I'm not saying that Thibault's hire is not going to draw more fans, but if the roster doesn't have a player that is someone that the league markets on a national level, the additional fans in the stands are likely just Mystics fans who decided to show up and show faith in their new coach rather than casual observers who want to see the new WNBA superstar who plays for DC.
After the Audio Piece...
I actually did get to ask him a question after the initial Q&A and that was because the questions I could think of were basically asked anyway. As we mentioned in our piece when he was hired, Coach Thibault was involved in NBA player development and scouting for many years, including being part of the Lakers and Bulls when Magic Johnson and Michael Jordan started their pro careers. In light of the fact that Phoenix Mercury GM/HC Corey Gaines is also a player development coach for the Phoenix Suns, I asked Coach Thibault if the organization asked him to assist with the Washington Wizards on similar duties. And considering that the Wizards are playing like the Mystics did this past summer, having an additional basketball mind involved with the experience he has can't hurt.

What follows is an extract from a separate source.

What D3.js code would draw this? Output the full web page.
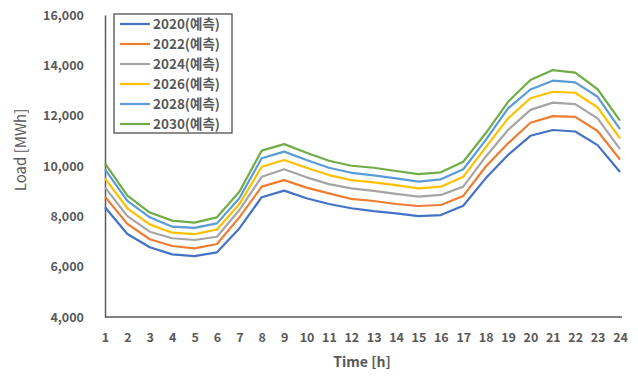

He replied to me that he hasn't really talked to owner Ted Leonsis that much about that for now, mostly because he has "a lot on his plate" with the Mystics, and I certainly agree with him there.
It should also be noted that Coach Thibault also had other opportunities to coach besides the Mystics. The Portland Trail Blazers offered him a chance to return as an assistant, but he turned that job down to come to DC.
So that's all the insight I have from this event, and I left cautiously optimistic that Coach Thibault will lead the Mystics in the right direction in the short and long term.